As a society, we must be more conscientious, and as media professionals, more imaginative: we can report on injustices without sensationalising a child’s trauma for shock value. We can illuminate the complex responsibilities that lie in addressing such crimes, instead of drowning them in lurid headlines.
We must also separate a person’s choices from any disability they might have. Autism, learning difficulties or any other condition do not predispose a person to crime.
When I consider my own diagnosis, I think of how my perspective might shape the way I weigh a decision – sometimes with more deliberation, sometimes with less ease – but never with an inevitable pull towards wrongdoing.
To suggest that criminal acts occur “because of a disability” is to rob us of our individuality, to flatten the rich tapestry of human behaviour into a single, misguided trope.
Surely we can champion supported decision-making for those who need it, without painting everyone with the same broad brush.
What can we do instead?
First and foremost, we must refuse to sensationalise a perpetrator’s disability status. Instead, we can:
- Provide balanced, contextual reporting – emphasising that a suspect’s disability does not reflect on others who share the same condition
- Use headlines and storytelling tactics responsibly, resisting clickbait and avoiding any conflation of disability with criminal intent
- Preserve the dignity of survivors by adopting sensitive language, ensuring that details shared are necessary, respectful and mindful of the child’s wellbeing
- Recognise our collective power as narrators – journalists, filmmakers, social media voices – and commit to fair, evidence-based coverage that informs rather than inflames prejudice
- Offer resources or expert perspectives in reporting, showing the breadth of disabled communities rather than reducing them to a single headline
We must also guard against overgeneralising the experiences or behaviours of people with disabilities.

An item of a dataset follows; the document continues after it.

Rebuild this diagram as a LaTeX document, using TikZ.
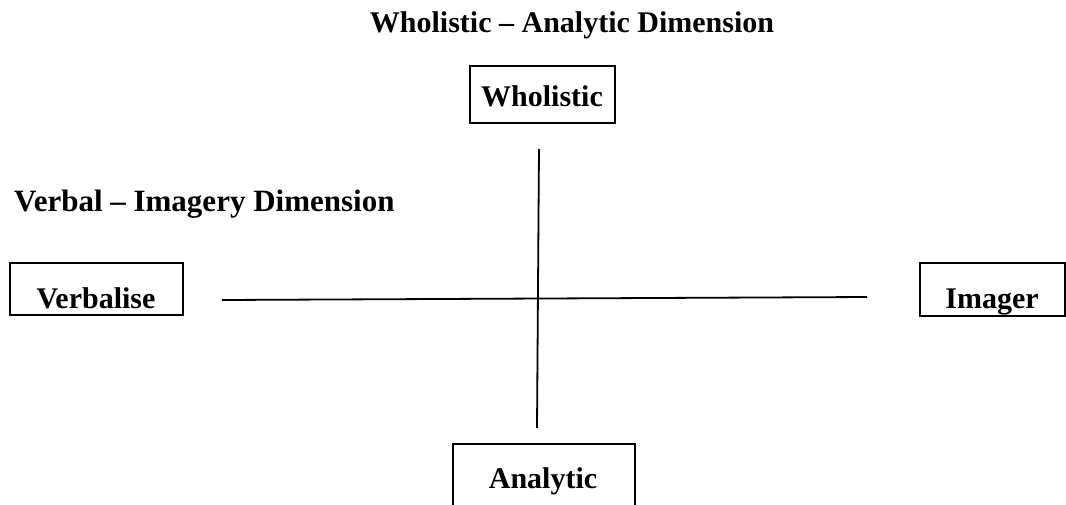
\documentclass[tikz,border=0pt]{standalone}
\usepackage{fontspec}
\setmainfont{Liberation Serif}
\begin{document}
\begin{tikzpicture}[x=1pt,y=-1pt,
  lbl/.style={font=\fontsize{30}{36}\selectfont\bfseries, inner sep=0pt, anchor=base},
  pole/.style={draw, line width=1.5pt, inner sep=0pt, anchor=north west},
  axis/.style={line width=1.8pt}]
  \useasboundingbox (0,0) rectangle (1066,504);
  \clip (0,0) rectangle (1066,504);

  % dimension headings
  \node[lbl] (t1) at (572,32) {Wholistic – Analytic Dimension};
  \node[lbl, anchor=base west, font=\fontsize{31}{37}\selectfont\bfseries] (t2) at (14,211) {Verbal – Imagery Dimension};

  % pole boxes
  \node[pole, minimum width=145pt, minimum height=57pt] (bw) at (469,65) {};
  \node[pole, minimum width=173pt, minimum height=52pt] (bv) at (9,262) {};
  \node[pole, minimum width=145pt, minimum height=53pt] (bi) at (919,262) {};
  \node[pole, minimum width=182pt, minimum height=70pt] (ba) at (452,443) {};

  % pole labels
  \node[lbl] (w) at (542,106) {Wholistic};
  \node[lbl] (v) at (96,308) {Verbalise};
  \node[lbl] (i) at (992,308) {Imager};
  \node[lbl] (a) at (543,488) {Analytic};

  % axes
  \coordinate (hl) at (222,300);
  \coordinate (hr) at (867,297);
  \coordinate (vt) at (539,149);
  \coordinate (vb) at (537,428);
  \draw[axis] (hl) -- (hr);
  \draw[axis] (vt) -- (vb);
\end{tikzpicture}
\end{document}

In Malaysia, the Content Forum actively disseminates guidelines and engages the public on precisely these issues. Yet headlines continue to trample upon the dignity of the disabled community in pursuit of extra clicks. The time for better practice is now, not later.
Ultimately, these events transcend one specific case; they speak to our responsibility in an era of instant dissemination of digital information. Filmmakers, journalists, influencers and everyday social media users all mould how the public perceives disability, crime and accountability. We cannot shy away from the gravity of that power.
We can do better. We must safeguard the child and refuse to feed a media cycle that thrives on spectacle.
Let us not burden an entire community with the wrongdoing of one individual.
Let us start journalistic reporting that is ethical and empathetic, that honours both survivors and the true complexity of disability, and that resists the lure of shallow, lazy stereotypes.
Our words, once unleashed, can either affirm or diminish an entire group of people. So choose affirmation. Because in a world where so many voices remain marginalised, the words we use shape not only headlines, but the very hopes and fears of those who read them.
Beatrice Leong, an autistic woman, is a gender-disability rights advocate and independent documentary filmmaker dedicated to reshaping public perceptions around disability. Through her advocacy, storytelling and film work, she challenges stereotypes and promotes inclusive policies. By weaving empathy and lived experience through storytelling into her work and advocacy, she pushes for a world where every individual’s worth is both recognised and respected.